■ **Task brief**
Pull out every line below that contains the word "this".

■ **Entries provided**
● ● ● ●
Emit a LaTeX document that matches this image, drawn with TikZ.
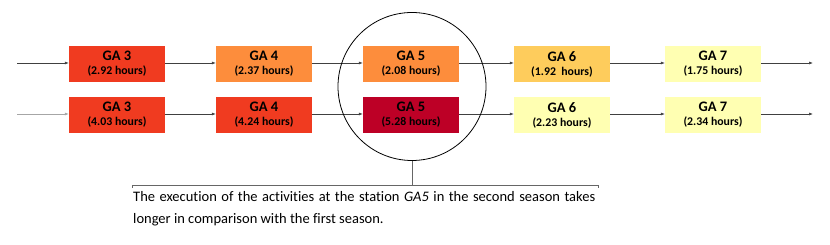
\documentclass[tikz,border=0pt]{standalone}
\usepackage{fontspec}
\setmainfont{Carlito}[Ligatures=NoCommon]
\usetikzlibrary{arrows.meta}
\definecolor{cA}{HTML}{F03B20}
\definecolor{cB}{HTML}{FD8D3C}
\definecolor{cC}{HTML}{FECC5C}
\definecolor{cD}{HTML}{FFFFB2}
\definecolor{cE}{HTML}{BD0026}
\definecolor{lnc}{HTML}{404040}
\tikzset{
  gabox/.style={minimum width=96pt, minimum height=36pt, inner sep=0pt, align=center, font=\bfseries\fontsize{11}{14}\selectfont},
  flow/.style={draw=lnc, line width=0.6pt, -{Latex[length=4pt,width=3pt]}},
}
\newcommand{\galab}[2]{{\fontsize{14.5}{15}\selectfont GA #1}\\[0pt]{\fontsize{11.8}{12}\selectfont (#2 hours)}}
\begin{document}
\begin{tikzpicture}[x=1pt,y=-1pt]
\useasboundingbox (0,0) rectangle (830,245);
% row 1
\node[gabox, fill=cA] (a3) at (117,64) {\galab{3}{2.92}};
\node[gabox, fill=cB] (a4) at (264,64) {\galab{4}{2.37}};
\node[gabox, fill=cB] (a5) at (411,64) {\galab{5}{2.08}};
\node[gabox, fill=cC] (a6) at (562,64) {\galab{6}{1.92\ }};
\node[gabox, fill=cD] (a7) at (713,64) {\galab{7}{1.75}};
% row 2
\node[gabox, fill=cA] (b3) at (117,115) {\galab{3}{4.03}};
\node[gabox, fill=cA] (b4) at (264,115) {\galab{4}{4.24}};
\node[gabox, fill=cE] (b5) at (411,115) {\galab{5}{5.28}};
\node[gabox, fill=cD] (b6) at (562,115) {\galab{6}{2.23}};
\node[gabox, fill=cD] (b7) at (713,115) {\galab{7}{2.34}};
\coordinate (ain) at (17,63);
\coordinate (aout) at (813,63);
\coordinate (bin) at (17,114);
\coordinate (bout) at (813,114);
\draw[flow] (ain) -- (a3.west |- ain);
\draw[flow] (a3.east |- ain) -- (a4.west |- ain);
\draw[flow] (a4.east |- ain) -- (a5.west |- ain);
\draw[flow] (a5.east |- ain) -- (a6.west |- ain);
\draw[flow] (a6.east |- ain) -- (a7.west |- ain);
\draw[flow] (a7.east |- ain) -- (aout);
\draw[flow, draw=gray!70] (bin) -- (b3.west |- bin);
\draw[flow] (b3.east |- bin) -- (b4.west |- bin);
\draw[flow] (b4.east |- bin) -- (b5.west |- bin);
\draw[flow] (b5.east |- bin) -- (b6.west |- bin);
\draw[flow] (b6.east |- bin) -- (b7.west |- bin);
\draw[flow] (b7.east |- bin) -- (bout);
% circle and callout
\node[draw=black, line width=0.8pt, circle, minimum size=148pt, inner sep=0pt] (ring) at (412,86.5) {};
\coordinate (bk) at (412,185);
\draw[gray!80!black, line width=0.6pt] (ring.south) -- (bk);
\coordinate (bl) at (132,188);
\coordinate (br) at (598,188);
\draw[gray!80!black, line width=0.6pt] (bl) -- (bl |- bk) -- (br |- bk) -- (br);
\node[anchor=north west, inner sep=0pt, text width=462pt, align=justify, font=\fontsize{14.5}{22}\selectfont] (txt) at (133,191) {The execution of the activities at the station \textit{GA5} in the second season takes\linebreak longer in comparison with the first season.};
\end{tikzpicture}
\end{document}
● ● ● ●
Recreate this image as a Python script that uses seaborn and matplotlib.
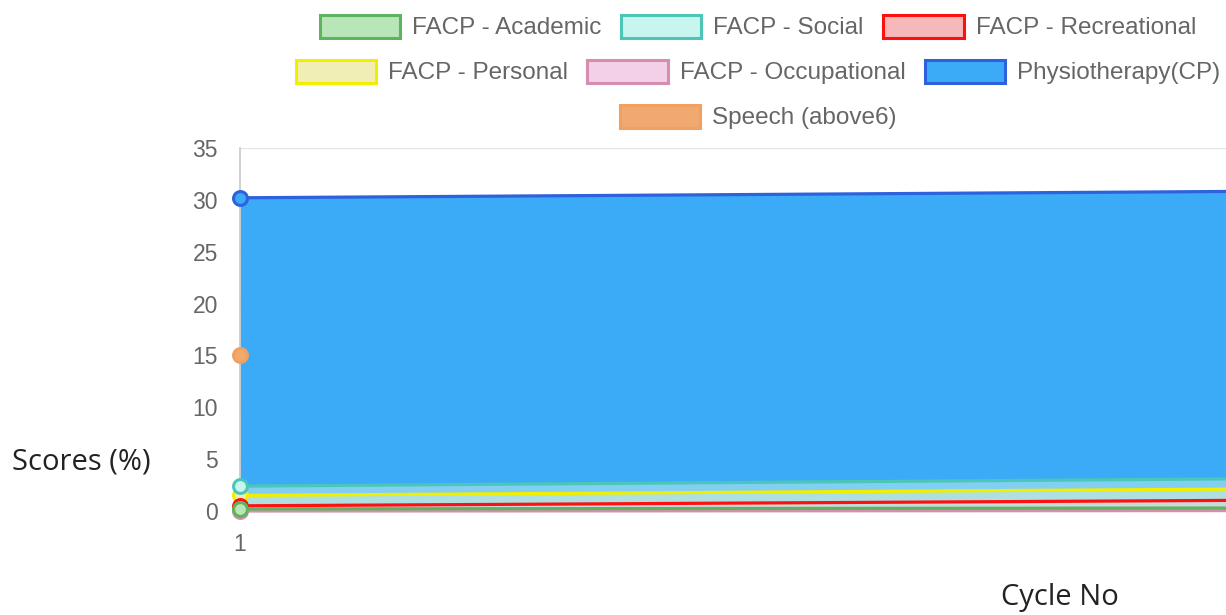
● ● ● ●
■ **Final result**
Emit a LaTeX document that matches this image, drawn with TikZ.
Recreate this image as a Python script that uses seaborn and matplotlib.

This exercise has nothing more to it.